*GOAL*.
Find each line with the string "chart" and copy it.

◆ ◆ ◆ ◆ ◆

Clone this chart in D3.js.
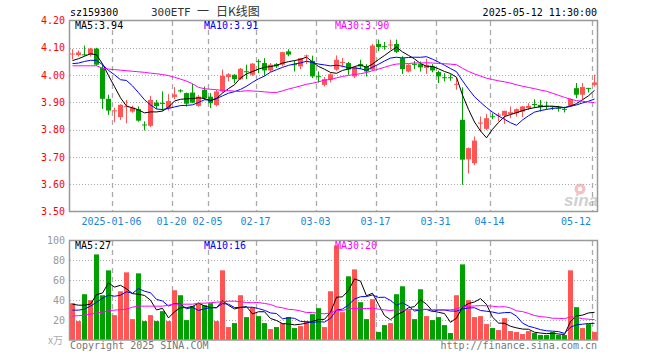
<!DOCTYPE html>
<html>
<head>
<meta charset="utf-8">
<script src="https://cdn.jsdelivr.net/npm/d3@7"></script>
<style>
  body { margin: 0; background: #fff; }
  svg { display: block; }
  text { font-family: "DejaVu Sans Mono", monospace; font-size: 10px; }
</style>
</head>
<body>
<svg id="chart" width="660" height="360"></svg>
<script>
// 300ETF daily K-line, 2024-12-25 .. 2025-05-12 (88 sessions).
const opens = [4.077,4.073,4.076,4.075,4.097,4.026,3.913,3.868,3.846,3.884,
  3.866,3.875,3.819,3.814,3.899,3.898,3.879,3.920,3.944,3.934,
  3.936,3.887,3.946,3.921,3.890,3.940,3.993,4.001,3.985,4.014,
  4.001,4.051,4.044,4.017,4.040,4.038,4.087,4.040,4.032,4.070,
  4.052,3.996,3.964,3.983,4.020,4.046,4.044,3.995,4.040,4.032,
  4.020,4.114,4.106,4.110,4.114,4.062,4.013,4.041,4.040,4.026,
  4.032,4.011,3.992,3.992,3.965,3.836,3.691,3.677,3.822,3.803,
  3.849,3.853,3.851,3.857,3.860,3.866,3.879,3.894,3.891,3.887,
  3.886,3.880,3.876,3.887,3.952,3.928,3.953,3.964];
const highs = [4.095,4.090,4.108,4.100,4.100,4.040,3.928,3.881,3.893,3.909,
  3.888,3.885,3.830,3.924,3.909,3.940,3.930,3.956,3.948,3.936,
  3.968,3.927,3.958,3.934,3.946,4.020,4.007,4.003,4.026,4.038,
  4.044,4.058,4.062,4.044,4.044,4.085,4.095,4.054,4.063,4.075,
  4.071,4.013,3.993,4.007,4.072,4.063,4.048,4.032,4.056,4.040,
  4.114,4.130,4.121,4.130,4.130,4.069,4.040,4.052,4.050,4.060,
  4.040,4.016,4.007,4.003,3.989,3.955,3.735,3.775,3.848,3.858,
  3.860,3.862,3.869,3.885,3.878,3.887,3.897,3.911,3.909,3.903,
  3.887,3.887,3.884,3.915,3.971,3.971,3.953,4.001];
const lows = [4.057,4.068,4.071,4.068,4.034,3.876,3.854,3.827,3.836,3.823,
  3.862,3.829,3.797,3.809,3.875,3.869,3.870,3.912,3.936,3.885,
  3.897,3.884,3.909,3.879,3.885,3.936,3.977,3.970,3.982,3.985,
  3.997,4.007,3.997,4.011,4.026,4.032,4.069,4.013,4.022,4.041,
  3.989,3.973,3.958,3.973,4.016,4.028,4.001,3.989,4.022,3.995,
  4.016,4.087,4.093,4.093,4.081,4.004,4.010,4.022,4.013,4.004,
  4.010,3.971,3.977,3.979,3.946,3.598,3.640,3.670,3.793,3.799,
  3.838,3.830,3.821,3.842,3.848,3.846,3.872,3.879,3.866,3.873,
  3.872,3.866,3.863,3.884,3.915,3.909,3.936,3.958];
const closes = [4.079,4.083,4.074,4.097,4.038,3.913,3.870,3.871,3.891,3.886,
  3.881,3.833,3.816,3.909,3.886,3.896,3.905,3.929,3.940,3.895,
  3.899,3.921,3.915,3.897,3.940,3.997,4.003,3.985,4.023,4.012,
  4.042,4.048,4.017,4.038,4.032,4.084,4.075,4.036,4.062,4.072,
  3.995,3.993,3.985,4.003,4.056,4.048,4.020,4.029,4.032,4.013,
  4.108,4.102,4.104,4.112,4.085,4.022,4.038,4.039,4.028,4.036,
  4.017,3.995,3.990,3.990,3.968,3.690,3.732,3.760,3.826,3.842,
  3.847,3.855,3.869,3.864,3.875,3.885,3.887,3.892,3.882,3.885,
  3.884,3.878,3.874,3.912,3.928,3.956,3.951,3.973];
// volume, 万手
const volumes = [37,19,46,40,86,45,70,25,49,68, 21,67,19,25,19,29,19,50,45,20,
  34,37,35,37,19,70,13,17,45,23, 33,24,17,11,13,17,23,12,14,19,
  26,32,13,49,95,28,64,71,38,21, 41,8,15,17,46,54,30,21,51,24,
  20,23,15,7,45,76,40,23,24,16, 12,10,22,9,8,6,9,7,5,5,
  8,5,5,70,33,12,16,8];

// Moving-average values before a full window exists (need pre-window history).
const ma5Head = [4.053,4.060,4.069,4.078];
const ma10Head = [4.042,4.044,4.050,4.054,4.054,4.038,4.017,4.001,3.983];
const ma30Head = [4.034,4.034,4.034,4.034,4.034,4.025,4.022,4.020,4.018,4.016,
  4.014,4.012,4.010,4.007,4.005,4.002,3.998,3.992,3.985,3.978,
  3.968,3.955,3.950,3.948,3.946,3.944,3.943,3.941,3.940];
const vma5Head = [36,35,35,36];
const vma10Head = [30,30,31,34,38,42,45,44,45];
const vma30Head = [24,24.5,25,26,27,28,29.5,30,30.5,31,33,34,34,34,34,34,35,36,36,36,
  36,37,37,37.5,38,38.5,39,39,38.5];

const priceTicks = [4.2,4.1,4.0,3.9,3.8,3.7,3.6,3.5];
const volTicks = [100,80,60,40,20];
const dateIdx = [7,17,23,31,41,51,61,70,87];
const dateLabels = ["2025-01-06","01-20","02-05","02-17","03-03","03-17","03-31","04-14","05-12"];
const priceMaLabels = ["MA5:3.94","MA10:3.91","MA30:3.90"];
const volMaLabels = ["MA5:27","MA10:16","MA30:20"];

const RED = "#ff5555", GREEN = "#00a000";
const MA_COLOURS = ["#000000", "#0000ff", "#ff00ff"];
const GRID = "#aaaaaa";

function rolling(values, n, head) {
  return values.map((v, i) => i < head.length ? head[i] : d3.mean(values.slice(i - n + 1, i + 1)));
}

const svg = d3.select("#chart");
const x = d3.scaleLinear().domain([0, 88]).range([70, 598]);
const yP = d3.scaleLinear().domain([3.5, 4.2]).range([211.5, 20.5]);
const yV = d3.scaleLinear().domain([0, 100]).range([340, 240.5]);
const cx = (i) => x(i) + 2.5;

// Watermark first, so candles sit on top.
svg.append("circle").attr("cx", 580).attr("cy", 189).attr("r", 5.5).attr("fill", "#f4c0c0");
svg.append("circle").attr("cx", 580).attr("cy", 189).attr("r", 2.3).attr("fill", "#fff");
svg.append("text").attr("x", 564).attr("y", 206)
  .style("font-size", "17px").style("font-style", "italic").style("font-weight", "bold")
  .style("font-family", "Liberation Sans, sans-serif")
  .attr("fill", "#d0d0d0").text("sina");

// Horizontal dotted grid.
svg.append("g").selectAll("line").data(priceTicks.slice(1, -1)).join("line")
  .attr("x1", 70).attr("x2", 597).attr("y1", (d) => Math.round(yP(d)) + 0.5).attr("y2", (d) => Math.round(yP(d)) + 0.5)
  .attr("stroke", GRID).attr("stroke-dasharray", "1,2");
svg.append("g").selectAll("line").data(volTicks.slice(1)).join("line")
  .attr("x1", 70).attr("x2", 597).attr("y1", (d) => Math.round(yV(d)) + 0.5).attr("y2", (d) => Math.round(yV(d)) + 0.5)
  .attr("stroke", GRID).attr("stroke-dasharray", "1,2");

// Vertical dashed grid at the date ticks, both panels.
for (const [y1, y2] of [[21, 211], [241, 340]]) {
  svg.append("g").selectAll("line").data(dateIdx).join("line")
    .attr("x1", (d) => x(d) + 0.5).attr("x2", (d) => x(d) + 0.5).attr("y1", y1).attr("y2", y2)
    .attr("stroke", GRID).attr("stroke-width", 1.3).attr("stroke-dasharray", "5,4");
}

// Candles.
const idx = d3.range(closes.length);
const candle = svg.append("g").selectAll("g").data(idx).join("g")
  .attr("fill", (i) => closes[i] >= opens[i] ? RED : GREEN)
  .attr("stroke", (i) => closes[i] >= opens[i] ? RED : GREEN);
candle.append("line")
  .attr("x1", cx).attr("x2", cx)
  .attr("y1", (i) => yP(highs[i])).attr("y2", (i) => yP(lows[i]));
candle.append("rect")
  .attr("stroke", "none")
  .attr("x", (i) => x(i)).attr("width", 5)
  .attr("y", (i) => yP(Math.max(opens[i], closes[i])))
  .attr("height", (i) => Math.max(1, Math.abs(yP(opens[i]) - yP(closes[i]))));

// Price MAs.
const priceMas = [rolling(closes, 5, ma5Head), rolling(closes, 10, ma10Head), rolling(closes, 30, ma30Head)];
const lineP = d3.line().x((d, i) => cx(i)).y((d) => yP(d));
priceMas.forEach((s, k) => {
  svg.append("path").attr("d", lineP(s)).attr("fill", "none").attr("stroke", MA_COLOURS[k]).attr("stroke-width", 1);
});

// Volume bars.
svg.append("g").selectAll("rect").data(idx).join("rect")
  .attr("x", (i) => x(i)).attr("width", 5)
  .attr("y", (i) => yV(volumes[i])).attr("height", (i) => yV(0) - yV(volumes[i]))
  .attr("fill", (i) => closes[i] >= opens[i] ? RED : GREEN);

const volMas = [rolling(volumes, 5, vma5Head), rolling(volumes, 10, vma10Head), rolling(volumes, 30, vma30Head)];
const lineV = d3.line().x((d, i) => cx(i)).y((d) => yV(d));
volMas.forEach((s, k) => {
  svg.append("path").attr("d", lineV(s)).attr("fill", "none").attr("stroke", MA_COLOURS[k]).attr("stroke-width", 1);
});

// Panel frames.
svg.append("rect").attr("x", 69.5).attr("y", 20.5).attr("width", 528).attr("height", 191)
  .attr("fill", "none").attr("stroke", "#999").attr("stroke-width", 1.5);
svg.append("rect").attr("x", 69.5).attr("y", 240.5).attr("width", 528).attr("height", 99.5)
  .attr("fill", "none").attr("stroke", "#999").attr("stroke-width", 1.5);

// Axes.
const axP = svg.append("g").attr("transform", "translate(69,0)")
  .call(d3.axisLeft(yP).tickValues(priceTicks).tickFormat(d3.format(".2f")).tickSize(0).tickPadding(4));
axP.select(".domain").remove();
axP.selectAll("text").attr("fill", "#ff0000").style("font-size", "10px").style("font-family", "DejaVu Sans Mono");

const axV = svg.append("g").attr("transform", "translate(69,0)")
  .call(d3.axisLeft(yV).tickValues(volTicks).tickSize(0).tickPadding(4));
axV.select(".domain").remove();
axV.selectAll("text").attr("fill", "#999").style("font-size", "10px").style("font-family", "DejaVu Sans Mono");

const axX = svg.append("g").attr("transform", "translate(0,218)")
  .call(d3.axisBottom(x).tickValues(dateIdx).tickFormat((d, k) => dateLabels[k]).tickSize(0).tickPadding(0));
axX.select(".domain").remove();
axX.selectAll("text").attr("fill", "#1a86d6").style("font-size", "10px").style("font-family", "DejaVu Sans Mono")
  .attr("dx", -1)
  .filter((d, k) => k === dateIdx.length - 1).attr("text-anchor", "end").attr("dx", -1.5);

// Header texts.
svg.append("text").attr("x", 70).attr("y", 16).attr("fill", "#000").text("sz159300");
svg.append("text").attr("x", 151).attr("y", 16).attr("fill", "#333").style("font-size", "11px").text("300ETF");
svg.append("text").attr("x", 197).attr("y", 16).attr("fill", "#333")
  .style("font-family", "Noto Sans CJK SC").style("font-size", "12px").text("一");
svg.append("text").attr("x", 216).attr("y", 16).attr("fill", "#333")
  .style("font-family", "Noto Sans CJK SC").style("font-size", "12px").text("日K线图");
svg.append("text").attr("x", 597).attr("y", 16).attr("text-anchor", "end").attr("fill", "#000").text("2025-05-12 11:30:00");

const maX = [75, 204, 335];
priceMaLabels.forEach((t, k) => svg.append("text").attr("x", maX[k]).attr("y", 29).attr("fill", MA_COLOURS[k]).text(t));
volMaLabels.forEach((t, k) => svg.append("text").attr("x", maX[k]).attr("y", 249).attr("fill", MA_COLOURS[k]).text(t));

svg.append("text").attr("x", 48).attr("y", 344).attr("fill", "#aaa")
  .style("font-family", "Noto Sans CJK SC").style("font-size", "10px").text("x万");
svg.append("text").attr("x", 70).attr("y", 349).attr("fill", "#777").text("Copyright 2025 SINA.COM");
svg.append("text").attr("x", 597).attr("y", 349).attr("text-anchor", "end").attr("fill", "#777").text("http://finance.sina.com.cn");
</script>
</body>
</html>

◆ ◆ ◆ ◆ ◆

*WRITTEN SOLUTION*.
Clone this chart in D3.js.
<svg id="chart" width="660" height="360"></svg>
const svg = d3.select("#chart");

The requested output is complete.